While driving to an assignment Friday morning, I noticed the buds on the crabapple trees that lined the street were swelling and turning dark red.

This means it won’t be long before the flowering trees are filled with color, something that always brightens our mood after wading through a cold, dreary winter. More than once in the past few weeks, I’ve heard someone comment, “It will be nice to see some green again.”

Even better than waiting for something to turn green or even waiting for the flowers on the trees to burst open, is the spring tradition of planting pansies. Perfect for this time of year because they provide a burst of brilliant colors, pansies thrive in cool weather making them the brightest blooming plant to help welcome spring.

If you can’t get into the yard to put them directly in a garden bed because the soil is still too wet to work, that’s not a problem. Pansies love growing in containers.

In addition, if you didn’t sow seeds last fall for early spring blooms, no problem. Pansies are easy to find in garden centers.

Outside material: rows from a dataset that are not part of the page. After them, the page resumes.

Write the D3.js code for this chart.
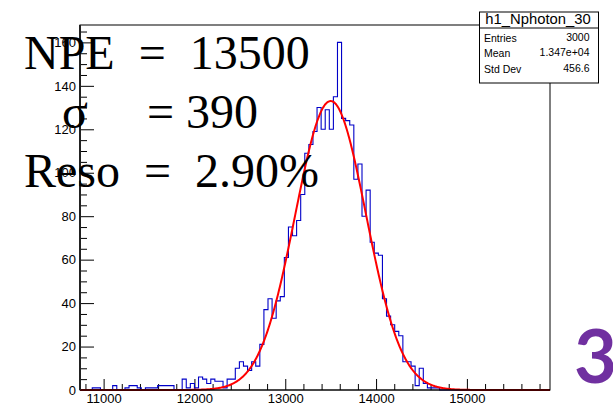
<!DOCTYPE html>
<html>
<head>
<meta charset="utf-8">
<script src="https://cdn.jsdelivr.net/npm/d3@7"></script>
<style>
  html, body { margin: 0; padding: 0; background: #fff; overflow: hidden; }
  svg { display: block; }
  .pre { white-space: pre; }
</style>
</head>
<body>
<svg id="chart" width="613" height="404"></svg>
<script>
// h1_Nphoton_30: 115 bins, 45 photons wide, starting at 10740
const binStart = 10740;
const binWidth = 45;
const binCounts = [
  0, 0, 0, 1, 1, 0, 0, 0, 2, 0,
  0, 1, 2, 2, 1, 0, 1, 1, 1, 2,
  2, 2, 2, 0, 0, 5, 1, 3, 1, 6,
  5, 3, 5, 4, 4, 1, 5, 5, 10, 13,
  11, 9, 13, 11, 21, 37, 42, 33, 41, 43,
  61, 75, 71, 78, 90, 109, 113, 119, 130, 120,
  129, 120, 135, 160, 125, 124, 122, 97, 104, 80,
  92, 68, 63, 62, 42, 34, 30, 27, 25, 13,
  13, 11, 2, 10, 3, 1, 1, 1, 0, 0,
  0, 0, 0, 0, 0, 0, 0, 0, 0, 0,
  0, 0, 0, 0, 0, 0, 0, 0, 0, 0,
  0, 0, 0, 0, 0
];

// Axis ticks
const xTickValues = [11000, 12000, 13000, 14000, 15000];
const xMinorStep = 200;
const yTickValues = [0, 20, 40, 60, 80, 100, 120, 140, 160];
const yMinorStep = 5;
const yMax = 168;

// Gaussian fit result
const fitMean = 13500;
const fitSigma = 390;
const fitAmplitude = 133;

// Statistics box
const statsTitle = "h1_Nphoton_30";
const statsNames = ["Entries", "Mean", "Std Dev"];
const statsValues = ["3000", "1.347e+04", "456.6"];

// Fit summary text
const npeText = "NPE  =  13500";
const sigmaSymbol = "\u03C3";
const sigmaText = "= 390";
const resoText = "Reso  =  2.90%";
const panelNumber = "3";

const svg = d3.select("#chart");
const frame = { left: 80, right: 550, top: 25, bottom: 390 };

const xMax = binStart + binWidth * binCounts.length;
const x = d3.scaleLinear().domain([binStart, xMax]).range([frame.left, frame.right]);
const y = d3.scaleLinear().domain([0, yMax]).range([frame.bottom, frame.top]);

svg.append("rect").attr("width", 613).attr("height", 404).attr("fill", "#fff");

svg.append("defs").append("clipPath").attr("id", "frameClip")
  .append("rect")
  .attr("x", frame.left).attr("y", frame.top - 1)
  .attr("width", frame.right - frame.left)
  .attr("height", frame.bottom - frame.top + 2);

// Minor and major ticks
const yMinor = d3.range(0, yMax + 0.001, yMinorStep).filter(v => v % 20 !== 0);
const xMinor = d3.range(Math.ceil(binStart / xMinorStep) * xMinorStep, xMax, xMinorStep)
  .filter(v => v % 1000 !== 0);

const tickStyle = g => {
  g.select(".domain").remove();
  g.selectAll(".tick line").attr("stroke", "#000").attr("stroke-width", 1);
  g.selectAll("text").attr("fill", "#000")
    .attr("font-family", "'Liberation Sans', Arial, sans-serif")
    .attr("font-size", 13);
};

svg.append("g").attr("transform", `translate(${frame.left},0)`)
  .call(d3.axisLeft(y).tickValues(yMinor).tickSize(-7).tickFormat(""))
  .call(tickStyle);
svg.append("g").attr("transform", `translate(${frame.left},0)`)
  .call(d3.axisLeft(y).tickValues(yTickValues).tickSize(-14).tickPadding(4).tickFormat(d3.format("d")))
  .call(tickStyle);

svg.append("g").attr("transform", `translate(0,${frame.bottom})`)
  .call(d3.axisBottom(x).tickValues(xMinor).tickSize(-6).tickFormat(""))
  .call(tickStyle);
svg.append("g").attr("transform", `translate(0,${frame.bottom})`)
  .call(d3.axisBottom(x).tickValues(xTickValues).tickSize(-11).tickPadding(4).tickFormat(d3.format("d")))
  .call(tickStyle);

// Histogram outline
const stepPoints = binCounts.map((c, i) => [binStart + i * binWidth, c]);
stepPoints.push([xMax, binCounts[binCounts.length - 1]]);
const stepLine = d3.line().x(d => x(d[0])).y(d => y(d[1])).curve(d3.curveStepAfter);
svg.append("path")
  .attr("clip-path", "url(#frameClip)")
  .attr("d", stepLine(stepPoints))
  .attr("fill", "none")
  .attr("stroke", "#0000c8")
  .attr("stroke-width", 1.1);

// Gaussian fit curve
const gauss = v => fitAmplitude * Math.exp(-0.5 * ((v - fitMean) / fitSigma) ** 2);
const fitSamples = d3.range(0, 801).map(i => binStart + (xMax - binStart) * i / 800);
svg.append("path")
  .attr("clip-path", "url(#frameClip)")
  .attr("d", d3.line().x(v => x(v)).y(v => y(gauss(v)))(fitSamples))
  .attr("fill", "none")
  .attr("stroke", "#ff0000")
  .attr("stroke-width", 2);

// Frame, drawn over the curve's tails along the baseline
svg.append("rect")
  .attr("x", frame.left).attr("y", frame.top)
  .attr("width", frame.right - frame.left)
  .attr("height", frame.bottom - frame.top)
  .attr("fill", "none").attr("stroke", "#000").attr("stroke-width", 1);
svg.append("line")
  .attr("x1", frame.left).attr("x2", frame.right)
  .attr("y1", frame.bottom).attr("y2", frame.bottom)
  .attr("stroke", "#000").attr("stroke-opacity", 0.45).attr("stroke-width", 2);
svg.append("line")
  .attr("x1", frame.left).attr("x2", frame.left)
  .attr("y1", frame.top).attr("y2", frame.bottom)
  .attr("stroke", "#222").attr("stroke-width", 2);

// Statistics box
const box = { x: 479.5, y: 12, w: 119, h: 71, titleH: 16 };
const stats = svg.append("g");
stats.append("rect")
  .attr("x", box.x).attr("y", box.y).attr("width", box.w).attr("height", box.h)
  .attr("fill", "#fff").attr("stroke", "#000").attr("stroke-width", 1);
stats.append("line")
  .attr("x1", box.x).attr("x2", box.x + box.w)
  .attr("y1", box.y + box.titleH).attr("y2", box.y + box.titleH)
  .attr("stroke", "#000").attr("stroke-width", 1);
stats.append("text")
  .attr("x", box.x + box.w / 2 - 1).attr("y", box.y + 12)
  .attr("text-anchor", "middle")
  .attr("font-family", "'Liberation Sans', Arial, sans-serif")
  .attr("font-size", 14.8)
  .text(statsTitle);
statsNames.forEach((name, i) => {
  const base = box.y + 29.5 + i * 15.5;
  stats.append("text")
    .attr("x", box.x + 4.5).attr("y", base)
    .attr("font-family", "'Liberation Sans', Arial, sans-serif")
    .attr("font-size", 10.5)
    .text(name);
  stats.append("text")
    .attr("x", box.x + box.w - 9).attr("y", base - 1)
    .attr("text-anchor", "end")
    .attr("font-family", "'Liberation Sans', Arial, sans-serif")
    .attr("font-size", 10.5)
    .text(statsValues[i]);
});

// Fit summary
const serif = "'Liberation Serif', 'Times New Roman', serif";
const summary = svg.append("g")
  .attr("font-family", serif)
  .attr("font-size", 48)
  .attr("fill", "#000");
summary.append("text").attr("class", "pre").attr("x", 24).attr("y", 69).text(npeText);
summary.append("text").attr("x", 62).attr("y", 127.5).text(sigmaSymbol);
summary.append("text").attr("class", "pre").attr("x", 147).attr("y", 127.5).text(sigmaText);
summary.append("text").attr("class", "pre").attr("x", 24).attr("y", 187).text(resoText);

// Panel number
svg.append("text")
  .attr("x", 574).attr("y", 383)
  .attr("font-family", "Lato, 'Open Sans', sans-serif")
  .attr("font-weight", "bold")
  .attr("font-size", 74)
  .attr("fill", "#7030a0")
  .text(panelNumber);
</script>
</body>
</html>
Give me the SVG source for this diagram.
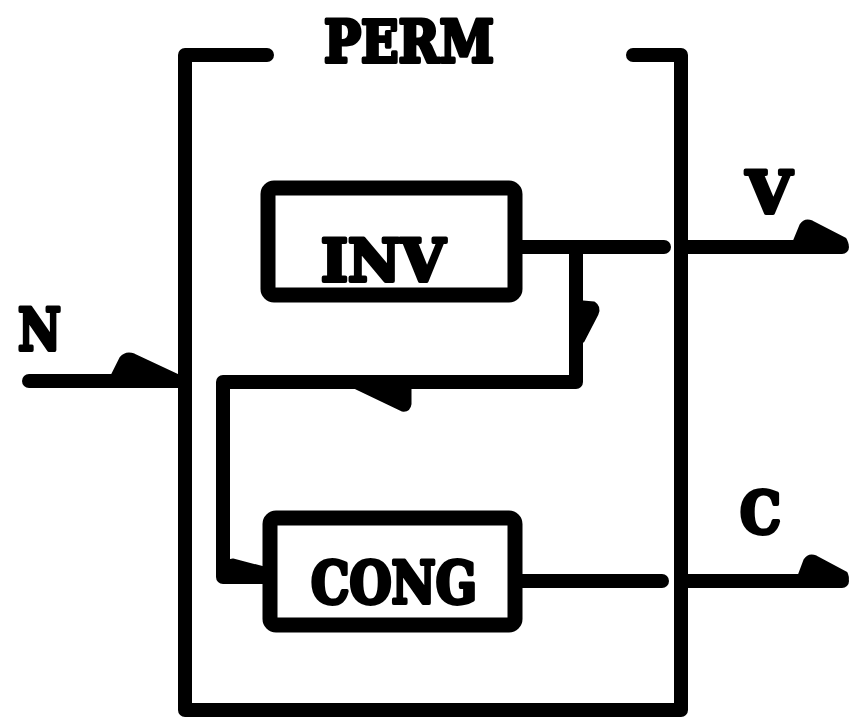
<svg xmlns="http://www.w3.org/2000/svg" width="850" height="725" viewBox="0 0 850 725">
<style>
.ln{fill:none;stroke:#000;stroke-width:14;stroke-linecap:round;stroke-linejoin:round}
.bx{fill:#fff;stroke:#000;stroke-width:15;stroke-linejoin:round}
.hd{fill:#000;stroke:#000;stroke-width:3;stroke-linejoin:round}
.tx{font-family:"DejaVu Serif","Liberation Serif",serif;font-weight:bold;font-size:58px;fill:#000;stroke:#000;stroke-width:4;stroke-linejoin:round}
</style>
<rect width="850" height="725" fill="#fff"/>
<g id="perm">
<path class="ln" d="M267 55 L185 55 L185 710 L681 710 L681 55 L633 55"/>
<text class="tx" x="324" y="62" textLength="170" lengthAdjust="spacingAndGlyphs">PERM</text>
</g>
<g id="connectors">
<path class="ln" d="M29 381 L185 381"/>
<path class="hd" d="M112 376 L121 358 Q126 352 134 355 L181 377 Z"/>
<path class="ln" d="M515 247 L664 247"/>
<path class="ln" d="M681 247 L842 247"/>
<path class="hd" d="M794 242 L801 225 Q805 219 812 222 L845 239 Q850 247 842 251 Z"/>
<path class="ln" d="M515 581 L662 581"/>
<path class="ln" d="M681 581 L842 581"/>
<path class="hd" d="M799 576 L805 560 Q809 554 816 557 L846 573 Q850 581 842 585 Z"/>
<path class="ln" d="M576 247 L576 382 L223 382 L223 577 L266 577"/>
<path class="hd" d="M583 302 L594 303 Q600 307 597 314 L583 341 Z"/>
<path class="hd" d="M356 388 L402 410 Q409 411 410 404 L410 388 Z"/>
<path class="hd" d="M223 562 L233 560 L264 568 L264 578 L223 578 Z"/>
<text class="tx" x="18" y="350" textLength="43" lengthAdjust="spacingAndGlyphs">N</text>
<text class="tx" x="746" y="213" textLength="46" lengthAdjust="spacingAndGlyphs">V</text>
<text class="tx" x="740" y="533" textLength="41" lengthAdjust="spacingAndGlyphs">C</text>
</g>
<g id="inv">
<rect class="bx" x="268" y="188" width="247" height="107" rx="6"/>
<text class="tx" x="321" y="281" textLength="124" lengthAdjust="spacingAndGlyphs">INV</text>
</g>
<g id="cong">
<rect class="bx" x="270" y="518" width="245" height="107" rx="6"/>
<text class="tx" x="311" y="603" textLength="166" lengthAdjust="spacingAndGlyphs">CONG</text>
</g>
</svg>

They are often sold by the basket and they aren’t expensive. A couple large pots of pansies by the most frequented door to your home, and you can’t help but feel that spring is finally here every time you go in or out. Place containers filled with pansies in pastel or jewel-toned shades near windows so you can look out and see them from your favorite chair. No yard should be without pansies this time of year.

In keeping with the theme of spring, pansies are supposed to make us think of love. According to folklore, leaving pansies for a woman is the symbolic way of telling her you are thinking of her. It is bad luck, however, to leave pansies for a man.

The colors of the flowers also have their own meanings. Pansies, which are derived from a cross between the common tricolor violet and other species of violets, are often shades of blue, white, lavender and everything in between. Common tricolors violets are white, blue and yellow, which were believed to represent the trinity. The violet traditionally means modesty, but the color blue symbolizes faithfulness and white beckons the presenter to “take a chance.”

Although the words “violet” and “pansy” are often used interchangeably, there is a noticeable different between the two flowers. Violets have three petals pointing upwards and two that point down, while pansies have four petals pointing up and only one that points down.

The pansy petal distinction explains why another common name for the pansy is “stepmother flower.” The larger, lower petal is the mother and the two petals directly alongside are her daughters. But the two upward petals that seem to set behind the others are the “stepdaughters.”

I did not make this up.

Pansies can be treated like biennials, sowing the seeds in mid-to late-summer. They winter over well, especially if mulched, and will go dormant over the winter, only to bloom in early spring. Most people, however, simply buy the plants, already blooming, in early spring and fill their beds and containers. Pansies like bright sun but will tolerate partial shade. Pansies often give up when the days get too hot for long periods of time, but there are heat resistant varieties available. If the summer is cooler than normal, pansies can continue to bloom all summer and into the fall.